“politically correct,”

People often joke about being “politically correct,” but if political correctness is taken to the extreme, it can lead to tyranny, which is no joking matter.

Political correctness refers to being conformed to the thought and speech of a culture or group and sometimes this conformity suppresses the truth of a given situation. People may say one thing to appease the group, and in reality, believe, think or know what they are saying is only a euphemism or that they are using doublespea, and yet they do it because they fear repercussions for thinking or speaking different from the group perception. In extreme situations, a person may face death for simply expressing ideas with their words that are contrary to perceived protocol.
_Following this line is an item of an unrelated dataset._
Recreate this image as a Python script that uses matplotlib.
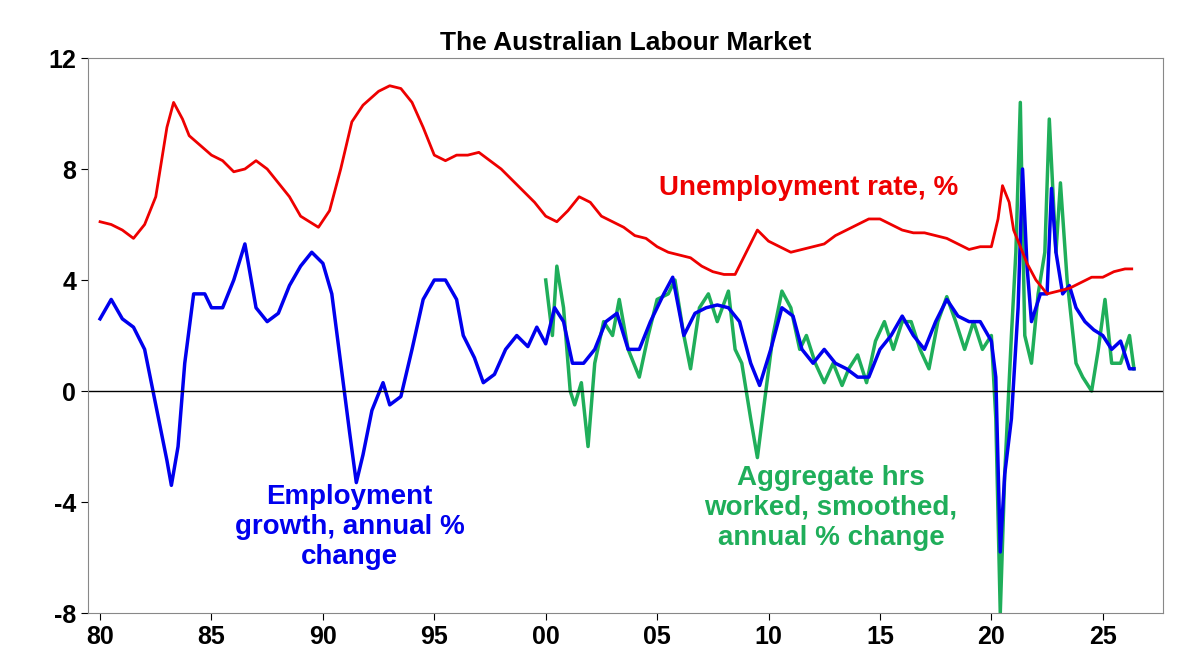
import matplotlib.pyplot as plt

# unemployment rate, %
unemp_x = [1980, 1980.5, 1981, 1981.5, 1982, 1982.5, 1983, 1983.3, 1983.7, 1984, 1985, 1985.5, 1986, 1986.5,
           1987, 1987.5, 1988, 1988.5, 1989, 1989.8, 1990.3, 1990.8, 1991.3, 1991.8, 1992.5, 1993, 1993.5,
           1994, 1994.5, 1995, 1995.5, 1996, 1996.5, 1997, 1997.5, 1998, 1998.5, 1999, 1999.5, 2000, 2000.5,
           2001, 2001.5, 2002, 2002.5, 2003, 2003.5, 2004, 2004.5, 2005, 2005.5, 2006, 2006.5, 2007, 2007.5,
           2008, 2008.5, 2009, 2009.5, 2010, 2010.5, 2011, 2011.5, 2012, 2012.5, 2013, 2013.5, 2014, 2014.5,
           2015, 2015.5, 2016, 2016.5, 2017, 2017.5, 2018, 2018.5, 2019, 2019.5, 2020, 2020.3, 2020.5, 2020.8,
           2021, 2021.3, 2021.6, 2022, 2022.5, 2023, 2023.5, 2024, 2024.5, 2025, 2025.5, 2026, 2026.3]
unemp_y = [6.1, 6.0, 5.8, 5.5, 6.0, 7.0, 9.5, 10.4, 9.8, 9.2, 8.5, 8.3, 7.9, 8.0,
           8.3, 8.0, 7.5, 7.0, 6.3, 5.9, 6.5, 8.0, 9.7, 10.3, 10.8, 11.0, 10.9,
           10.4, 9.5, 8.5, 8.3, 8.5, 8.5, 8.6, 8.3, 8.0, 7.6, 7.2, 6.8, 6.3, 6.1,
           6.5, 7.0, 6.8, 6.3, 6.1, 5.9, 5.6, 5.5, 5.2, 5.0, 4.9, 4.8, 4.5, 4.3,
           4.2, 4.2, 5.0, 5.8, 5.4, 5.2, 5.0, 5.1, 5.2, 5.3, 5.6, 5.8, 6.0, 6.2,
           6.2, 6.0, 5.8, 5.7, 5.7, 5.6, 5.5, 5.3, 5.1, 5.2, 5.2, 6.2, 7.4, 6.8,
           5.8, 5.2, 4.6, 4.0, 3.5, 3.6, 3.7, 3.9, 4.1, 4.1, 4.3, 4.4, 4.4]

# employment growth, annual % change
emp_x = [1980, 1980.5, 1981, 1981.5, 1982, 1982.5, 1983, 1983.2, 1983.5, 1983.8, 1984.2, 1984.7, 1985, 1985.5,
         1986, 1986.5, 1987, 1987.5, 1988, 1988.5, 1989, 1989.5, 1990, 1990.4, 1990.8, 1991.2, 1991.5, 1991.8,
         1992.2, 1992.7, 1993, 1993.5, 1994, 1994.5, 1995, 1995.5, 1996, 1996.3, 1996.8, 1997.2, 1997.7, 1998.2,
         1998.7, 1999.2, 1999.6, 2000, 2000.4, 2000.8, 2001.2, 2001.7, 2002.2, 2002.7, 2003.2, 2003.7, 2004.2,
         2004.7, 2005.3, 2005.7, 2006.2, 2006.7, 2007.2, 2007.7, 2008.2, 2008.7, 2009.2, 2009.6, 2010.1, 2010.6,
         2011.1, 2011.5, 2012, 2012.5, 2013, 2013.5, 2014, 2014.5, 2015, 2015.5, 2016, 2016.5, 2017, 2017.5,
         2018, 2018.5, 2019, 2019.5, 2020, 2020.2, 2020.4, 2020.6, 2020.9, 2021.2, 2021.4, 2021.6, 2021.8,
         2022.2, 2022.5, 2022.7, 2022.9, 2023.2, 2023.5, 2023.8, 2024.2, 2024.6, 2025, 2025.4, 2025.8, 2026.2, 2026.4]
emp_y = [2.6, 3.3, 2.6, 2.3, 1.5, -0.5, -2.5, -3.4, -2.0, 1.0, 3.5, 3.5, 3.0, 3.0,
         4.0, 5.3, 3.0, 2.5, 2.8, 3.8, 4.5, 5.0, 4.6, 3.5, 1.0, -1.5, -3.3, -2.3,
         -0.7, 0.3, -0.5, -0.2, 1.5, 3.3, 4.0, 4.0, 3.3, 2.0, 1.2, 0.3, 0.6, 1.5,
         2.0, 1.6, 2.3, 1.7, 3.0, 2.5, 1.0, 1.0, 1.5, 2.5, 2.8, 1.5, 1.5,
         2.5, 3.5, 4.1, 2.0, 2.8, 3.0, 3.1, 3.0, 2.5, 1.0, 0.2, 1.5, 3.0,
         2.7, 1.5, 1.0, 1.5, 1.0, 0.8, 0.5, 0.5, 1.5, 2.0, 2.7, 2.0, 1.5, 2.5,
         3.3, 2.7, 2.5, 2.5, 1.8, 0.5, -5.8, -3.0, -1.0, 3.0, 8.0, 4.5, 2.5,
         3.5, 3.5, 7.3, 5.0, 3.5, 3.8, 3.0, 2.5, 2.2, 2.0, 1.5, 1.8, 0.8, 0.8]

# aggregate hours worked, smoothed, annual % change
hrs_x = [2000, 2000.3, 2000.5, 2000.8, 2001.1, 2001.3, 2001.6, 2001.9, 2002.2, 2002.6, 2003.0, 2003.3, 2003.7,
         2004.2, 2004.6, 2005.0, 2005.5, 2005.8, 2006.2, 2006.5, 2006.9, 2007.3, 2007.7, 2008.2, 2008.5, 2008.8,
         2009.2, 2009.5, 2009.8, 2010.2, 2010.6, 2011, 2011.4, 2011.7, 2012.1, 2012.5, 2012.9, 2013.3, 2013.6,
         2014, 2014.4, 2014.8, 2015.2, 2015.6, 2016, 2016.4, 2016.8, 2017.2, 2017.6, 2018, 2018.4, 2018.8,
         2019.2, 2019.6, 2020, 2020.2, 2020.4, 2020.6, 2020.9, 2021.1, 2021.3, 2021.5, 2021.8, 2022.1, 2022.4,
         2022.6, 2022.9, 2023.1, 2023.4, 2023.8, 2024.1, 2024.5, 2024.8, 2025.1, 2025.4, 2025.8, 2026.2, 2026.4]
hrs_y = [4.0, 2.0, 4.5, 3.0, 0.0, -0.5, 0.3, -2.0, 1.0, 2.5, 2.0, 3.3, 1.5,
         0.5, 2.0, 3.3, 3.5, 4.0, 2.0, 0.8, 3.0, 3.5, 2.5, 3.6, 1.5, 1.0,
         -1.0, -2.4, -0.5, 2.0, 3.6, 3.0, 1.5, 2.0, 1.0, 0.3, 1.0, 0.2, 0.8,
         1.3, 0.3, 1.8, 2.5, 1.5, 2.5, 2.5, 1.5, 0.8, 2.5, 3.4, 2.5, 1.5,
         2.5, 1.5, 2.0, -1.0, -8.0, -3.0, 2.0, 5.0, 10.4, 2.0, 1.0, 3.5, 5.0,
         9.8, 5.0, 7.5, 4.0, 1.0, 0.5, 0.0, 1.5, 3.3, 1.0, 1.0, 2.0, 0.8]

xticks = [1980, 1985, 1990, 1995, 2000, 2005, 2010, 2015, 2020, 2025]
xlabels = ['80', '85', '90', '95', '00', '05', '10', '15', '20', '25']

plt.rcParams['font.family'] = ['Liberation Sans', 'DejaVu Sans']
plt.rcParams['font.weight'] = 'bold'

fig = plt.figure(figsize=(12.01, 6.69), dpi=100)
ax = fig.add_axes([0.0733, 0.0837, 0.895, 0.8296])

ax.plot(hrs_x, hrs_y, color='#1fae5a', lw=2.5)
ax.plot(emp_x, emp_y, color='#0000ee', lw=2.5)
ax.plot(unemp_x, unemp_y, color='#ee0000', lw=2)

ax.set_xlim(1979.46, 2027.7)
ax.set_ylim(-8, 12)
ax.set_yticks([-8, -4, 0, 4, 8, 12])
ax.set_yticklabels(['-8', '-4', '0', '4', '8', '12'])
ax.set_xticks(xticks)
ax.set_xticklabels(xlabels)
ax.tick_params(labelsize=18, length=5, direction='out')
ax.axhline(0, color='black', lw=1)
for s in ax.spines.values():
    s.set_color('#888888')

ax.set_title('The Australian Labour Market', fontsize=19, fontweight='bold', pad=6)

ax.text(2011.8, 7.3, 'Unemployment rate, %', color='#ee0000', fontsize=20, ha='center', va='center')
ax.text(1991.2, -4.9, 'Employment\ngrowth, annual %\nchange', color='#0000ee', fontsize=20,
        ha='center', va='center', linespacing=1.2)
ax.text(2012.8, -4.2, 'Aggregate hrs\nworked, smoothed,\nannual % change', color='#1fae5a', fontsize=20,
        ha='center', va='center', linespacing=1.2)

fig.savefig('out.png', dpi=100)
Galileo, for example, was not ‘politically correct” when he made the observation that the Earth revolved around the sun and told the world. He was tried and found guilty of heresy against papal wisdom because he refused to treat the Copernican system of his times as hypothesis. However, in 1984 Pope John Paul, in a formal declaration decided to "rehabilitate Galileo" which means basically that the official church position is that Galileo was right. Galileo spoke what he knew to be true, what he believed and it went against the perceived norm; what he said was not politically correct.

In all the world, America is supposed to be the country where free speech is acceptable, but more and more, Americans are being told they have to be silent on certain issues, particularly religious beliefs. It's a little like Galileo's day where you are not encouraged to rock the status quo. However, the First Amendment to the U.S. Constitution reads, "Congress shall make no law respecting an establishment of religion, or prohibiting the free exercise thereof; or abridging the freedom of speech, or of the press; or the right of the people peaceably to assemble, and to petition the government for a redress of grievances." We in America are to have freedom of religion, speech, press, assembly... etc. And yet, in American schools teachers and even students are commonly told they cannot talk about their religious views?

The framers of the American Constitution would have taken issue with the nonsense of such things, and they would have fainted in their socks to hear that America's schools removed the ten commandments from the walls too. It was the faith they had in the Bible and in the God of the Bible that taught men what it mean to be free. The framers knew what freedom meant, and in their minds freedom of speech was to be considered “politically correct,” as well as an honorable expression of simply being human.